Tran is a writer based in Portland, Oregon. She is the author of the chapbook, Fake Haiku (Wendy's Subway, 2017). Tran's writing has been published recently in diaCRITICS, Jubilat, and Pinwheel. She is the founder/host of Tender Table, a storytelling series about food, family, identity, and a platform for voices of women of color and gender non-conforming people of color living in the Pacific Northwest. Tran has collaborated with Roland Dahwen Wu and Jonathan Raissi on a 30-minute film, Haft-Seen, a collective visual poem and love letter to the artists' immigrant parents. Her first full-length book, Soap for the Dogs, will be published by Gramma in 2018. A hybrid of memoir, fake formalisms, and abstract recipes recalled by memory, Soap for the Dogs is dedicated to Tran's parents.
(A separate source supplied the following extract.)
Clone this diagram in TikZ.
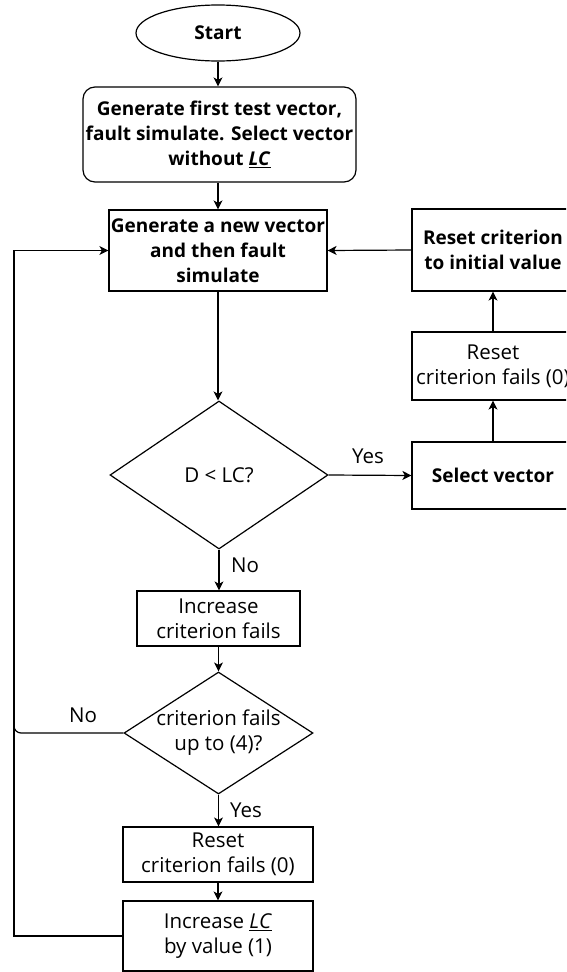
\documentclass[tikz,border=0pt]{standalone}
\usepackage{fontspec}
\setmainfont{Open Sans}
\usetikzlibrary{shapes.geometric,arrows.meta}
\newcommand{\bt}{\fontsize{19}{25}\selectfont\bfseries}
\begin{document}
\begin{tikzpicture}[x=1pt,y=-1pt,
  every node/.style={font=\fontsize{20.5}{25}\selectfont, align=center, inner sep=0pt},
  box/.style={draw, line width=1.2pt, rectangle},
  rbox/.style={draw, line width=1.2pt, rectangle, rounded corners=12pt},
  term/.style={draw, line width=1.2pt, ellipse},
  dec/.style={draw, line width=1.2pt, diamond},
  lbl/.style={font=\fontsize{20.5}{25}\selectfont},
  arr/.style={line width=1.2pt, -{Stealth[length=9pt,width=9pt,inset=2.5pt]}},
  ln/.style={line width=1.2pt}
]
\useasboundingbox (0,0) rectangle (566,972);
\clip (0,0) rectangle (566,972);

\node[term, minimum width=164, minimum height=56, font=\bt] (start) at (218,33) {Start};
\node[rbox, minimum width=273, minimum height=95, font=\bt] (gen1) at (219.5,134.5)
  {Generate first test vector,\\fault simulate. Select vector\\without \underline{\textit{LC}}};
\node[box, minimum width=218, minimum height=81, font=\bt] (gen2) at (218,250.5)
  {Generate a new vector\\and then fault\\simulate};
\node[dec, minimum width=218, minimum height=148] (d1) at (219,475) {};
\node at (d1) {D < LC?};
\node[box, minimum width=162, minimum height=67, font=\bt] (sel) at (493,475.5) {Select vector};
\node[box, minimum width=162, minimum height=68] (rcf1) at (493,366) {Reset\\criterion fails (0)};
\node[box, minimum width=162, minimum height=82, font=\bt] (rinit) at (493,250)
  {Reset criterion\\to initial value};
\node[box, minimum width=163, minimum height=55] (icf) at (218.5,618.5) {Increase\\criterion fails};
\node[dec, minimum width=189, minimum height=122] (d2) at (218.5,733) {};
\node at (d2) {criterion fails\\up to (4)?};
\node[box, minimum width=190, minimum height=55] (rcf2) at (218,854.5) {Reset\\criterion fails (0)};
\node[box, minimum width=190, minimum height=70] (ilc) at (218,936) {Increase \underline{\textit{LC}}\\by value (1)};

\coordinate (top) at (14,250.5);
\coordinate (mid) at (14,733);
\coordinate (bot) at (14,936);

\draw[arr] (start.south) -- (start.south |- gen1.north);
\draw[arr] (gen2.north |- gen1.south) -- (gen2.north);
\draw[arr] (gen2.south) -- (gen2.south |- d1.north);
\draw[arr] (d1.east) -- (sel.west);
\draw[arr] (sel.north) -- (rcf1.south);
\draw[arr] (rcf1.north) -- (rinit.south);
\draw[arr] (rinit.west) -- (gen2.east);
\draw[arr] (d1.south) -- (d1.south |- icf.north);
\draw[arr] (icf.south) -- (icf.south |- d2.north);
\draw[arr] (d2.south) -- (d2.south |- rcf2.north);
\draw[arr] (rcf2.south) -- (rcf2.south |- ilc.north);
\draw[ln, rounded corners=7pt] (d2.west) -- (mid) -- (top);
\draw[arr] (ilc.west) -- (bot) -- (top) -- (gen2.west);

\node[lbl] (yes1) at (368,456) {Yes};
\node[lbl] (no1) at (245,565) {No};
\node[lbl] (no2) at (83,715) {No};
\node[lbl] (yes2) at (246,810) {Yes};
\end{tikzpicture}
\end{document}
Nguyen is a poet and performance artist living in Portland, Oregon. She is a contributing editor for Gramma Poetry and a collaborating artist with Eyedrop VR.
Vuong is a poet and essayist originally from Vietnam and now living in Massachussets. He authored the best-selling Night Sky with Exit Wounds, winner of the Whiting Award and Thom Gunn Award; finalist for Forward Prize for Best First Collection, the Kate Tufts Discovery Award, and the Lamda Literary Prize; and named by the New York Times as a Top 10 Book of 2016. His writings have been featured in The Atlantic, The Nation, New Republic, The New Yorker, The New York Times, The Village Voice, and American Poetry Review, which awarded him the Stanley Kunitz Prize for Younger Poets.
Zamora is a poet from El Salvador who immigrated to the United States at age nine. He is a 2016-2018 Wallace Stegner Fellow at Stanford University. Zamora’s chapbook Nueve Años Inmigrantes/Nine Immigrant Years won the 2011 Organic Weapon Arts Contest, and his first poetry collection, Unaccompanied, is forthcoming (Copper Canyon Press, fall 2017). His poetry was featured in Best New Poets 2013 and has appeared in American Poetry Review, Ploughshares, Poetry magazine, Kenyon Review, and New Republic. In 2016 he recieved a Barnes and Noble Writer for Writer’s Award and the Ruth Lilly and Dorothy Sargent Rosenberg Poetry Fellowship from the Poetry Foundation.